Aku Menyimpulkan tentang Kita

8/31/2014 10:44:00 AM

Sebabku tak mampu mengartikan getar ini, sebabku meragu pada dirimu.---

Biar sepenggal lirik tersebut sedikit mengisahkan antara aku dan doi di dalam semestaNya. Ketika semua terasa begitu jelas haruskah aku memperdaya diri sendiri kalau yang terjadi ini tak nyata. Waktu tidak akan pernah bersaksi, dia hanya akan terus membisu, membiarkan pelakunya mencatat sendiri dalam guratnya yang tentu berlalu. Mencatatkah kamu pada setiap apa-apa yang terjadi di antara kita?

24 Agustus 2013; aku menemukanmu, mencari awal baru tentang kita.
24 Agustus 2014; aku menemukanmu, aku menyimpulkan tentang kita.

Setahun berlalu, kita tetap menjadi kita. Tak ada yang kurang maupun lebih. Kuharap kita akan selalu seperti ini, aku menginginkanmu di sini, melalui doa-doa terdahulu, agar kelak kita bersama di sini. Tuhan mengabulkan, semesta kembali memberi keindahan konspirasi-konspirasi. Kuharap kita akan selalu seperti ini, meski kelak pasti ada yang lebih, meski kelak yang kudengar bukan lagi ocehan-ocehanmu mengenai mereka yang pernah mengisi hari-harimu.

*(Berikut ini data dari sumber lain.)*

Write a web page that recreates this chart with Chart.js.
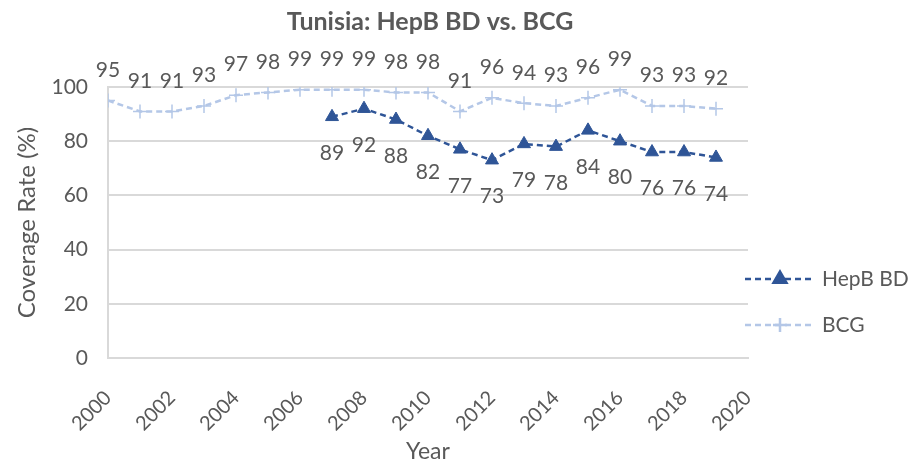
<!DOCTYPE html>
<html>
<head>
<meta charset="utf-8">
<script src="https://cdn.jsdelivr.net/npm/chart.js@4/dist/chart.umd.min.js"></script>
<style>
  html, body { margin: 0; padding: 0; background: #fff; }
  #wrap { width: 909px; height: 465px; }
</style>
</head>
<body>
<div id="wrap"><canvas id="c" width="909" height="465"></canvas></div>
<script>
// Tunisia coverage — HepB birth dose vs BCG
const bcgYears  = [2000, 2001, 2002, 2003, 2004, 2005, 2006, 2007, 2008, 2009,
                   2010, 2011, 2012, 2013, 2014, 2015, 2016, 2017, 2018, 2019];
const bcgValues = [95, 91, 91, 93, 97, 98, 99, 99, 99, 98,
                   98, 91, 96, 94, 93, 96, 99, 93, 93, 92];
const hepYears  = [2007, 2008, 2009, 2010, 2011, 2012, 2013, 2014, 2015, 2016, 2017, 2018, 2019];
const hepValues = [89, 92, 88, 82, 77, 73, 79, 78, 84, 80, 76, 76, 74];

const FONT  = 'Lato, "Open Sans", sans-serif';
const TEXT  = '#595959';
const GRID  = '#d9d9d9';
const DARK  = '#2F5597';
const LIGHT = '#B4C7E7';

const pts = (xs, ys) => xs.map((x, i) => ({ x, y: ys[i] }));

// value labels: BCG above its points, HepB below
const valueLabels = {
  id: 'valueLabels',
  afterDatasetsDraw(chart) {
    const ctx = chart.ctx;
    ctx.save();
    ctx.font = '21px ' + FONT;
    ctx.fillStyle = TEXT;
    ctx.textAlign = 'center';
    chart.data.datasets.forEach((ds, di) => {
      const above = ds.label === 'BCG';
      chart.getDatasetMeta(di).data.forEach((pt, i) => {
        ctx.textBaseline = above ? 'bottom' : 'top';
        ctx.fillText(String(ds.data[i].y), pt.x, above ? pt.y - 20 : pt.y + 26);
      });
    });
    ctx.restore();
  }
};

// title centred over the whole figure, legend on the right lower half
const frame = {
  id: 'frame',
  afterDraw(chart) {
    const ctx = chart.ctx;
    const area = chart.chartArea;
    ctx.save();
    ctx.font = 'bold 25px ' + FONT;
    ctx.fillStyle = TEXT;
    ctx.textAlign = 'center';
    ctx.textBaseline = 'middle';
    ctx.fillText('Tunisia: HepB BD vs. BCG', 430, 22);

    chart.data.datasets.forEach((ds, i) => {
      const y = 279 + i * 46;
      const x0 = area.right - 3, x1 = x0 + 70;
      ctx.strokeStyle = ds.borderColor;
      ctx.lineWidth = ds.borderWidth;
      ctx.setLineDash(ds.borderDash);
      ctx.beginPath();
      ctx.moveTo(x0, y);
      ctx.lineTo(x1, y);
      ctx.stroke();
      ctx.setLineDash([]);
      ctx.fillStyle = ds.pointBackgroundColor;
      ctx.strokeStyle = ds.pointBorderColor;
      Chart.helpers.drawPoint(ctx, {
        pointStyle: ds.pointStyle, radius: ds.pointRadius,
        rotation: 0, borderWidth: ds.pointBorderWidth
      }, (x0 + x1) / 2, y);
      ctx.font = '21px ' + FONT;
      ctx.fillStyle = TEXT;
      ctx.textAlign = 'left';
      ctx.textBaseline = 'middle';
      ctx.fillText(ds.label, x1 + 7, y);
    });
    ctx.restore();
  }
};

new Chart(document.getElementById('c'), {
  type: 'line',
  data: {
    datasets: [
      {
        label: 'HepB BD',
        data: pts(hepYears, hepValues),
        borderColor: DARK,
        borderWidth: 2.5,
        borderDash: [6, 4],
        pointStyle: 'triangle',
        pointRadius: 7.5,
        pointBackgroundColor: DARK,
        pointBorderColor: DARK,
        pointBorderWidth: 1,
        tension: 0
      },
      {
        label: 'BCG',
        data: pts(bcgYears, bcgValues),
        borderColor: LIGHT,
        borderWidth: 2.5,
        borderDash: [6, 4],
        pointStyle: 'cross',
        pointRadius: 7,
        pointBackgroundColor: LIGHT,
        pointBorderColor: LIGHT,
        pointBorderWidth: 1.5,
        tension: 0
      }
    ]
  },
  options: {
    responsive: false,
    animation: false,
    layout: { padding: { left: 10, right: 161, top: 87, bottom: 0 } },
    plugins: {
      legend: { display: false },
      tooltip: { enabled: false },
      title: { display: false }
    },
    scales: {
      x: {
        type: 'linear',
        min: 2000, max: 2020,
        afterFit: s => { s.height = 107; },
        ticks: {
          stepSize: 2, color: TEXT, minRotation: 45, maxRotation: 45, padding: 20,
          font: { family: FONT, size: 20 },
          callback: v => String(v)
        },
        grid: { display: false },
        border: { color: GRID, width: 2 },
        title: {
          display: true, text: 'Year', color: TEXT,
          font: { family: FONT, size: 23 }, padding: { top: 0, bottom: 0 }
        }
      },
      y: {
        min: 0, max: 100,
        afterFit: s => { s.width = 98; },
        ticks: {
          stepSize: 20, color: TEXT, padding: 20,
          font: { family: FONT, size: 21 }
        },
        grid: { color: GRID, lineWidth: 2, drawTicks: false },
        border: { color: GRID, width: 2 },
        title: {
          display: true, text: 'Coverage Rate (%)', color: TEXT,
          font: { family: FONT, size: 24 }, padding: { top: 3, bottom: 4 }
        }
      }
    }
  },
  plugins: [valueLabels, frame]
});
</script>
</body>
</html>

Aku berjanji mendoakanmu yang terbaik, aku belajar ikhlas menunggu ocehan-ocehanmu yang membuncah ceria melalui matamu yang selalu menyempit di kedua ujungnya.

Aku menyimpulkan tentang kita.

Banyak batas yang terlalu jelas. Banyak hal yang tak tercatat tentu olehmu, sehingga waktu pun enggan mengingatkan. Kuharap semesta tak jadi enggan, menghiaskan konspirasi di waktu-waktu kita.

Kamu tahu aku, kamu mengenalku. Aku si jam karet nomor satu mungkin di hidupmu. Terlambat satu jam aku pada sebuah janji, lantas kemarin kamu berucap, “.....kan khawatir...”. Sungguh, kamu tak perlu mengkhawatirkanku. Aku tak pernah terlambat untuk hal ini, untuk bisa menyimpulkan tentang kita.

Bahkan tak kuasa ku meminta lebih pada deburan ombak saat itu di depan kelopak mata kita—mataku yang sayu mengkantung dan matamu yang semakin menyipit oleh sang terik—hening. Sesaat gundukan butiran pasir yang memecah keheningan kita. Kamu melemparkannya, aku dibuat kesal olehmu. Bukan, bukan pasir-pasir itu yang membuatku kesal. Kamu melemparkannya lagi, aku semakin kesal. Tolong jangan kau lemparkan lagi, senyum teramat manis itu dalam bingkai terindah—butiran pasir, sang terik dan deburan ombak.

Karena senyum itu, terlalu menyakitkan segera menyadarkanku. Hari itu aku menyimpulkan tentang kita.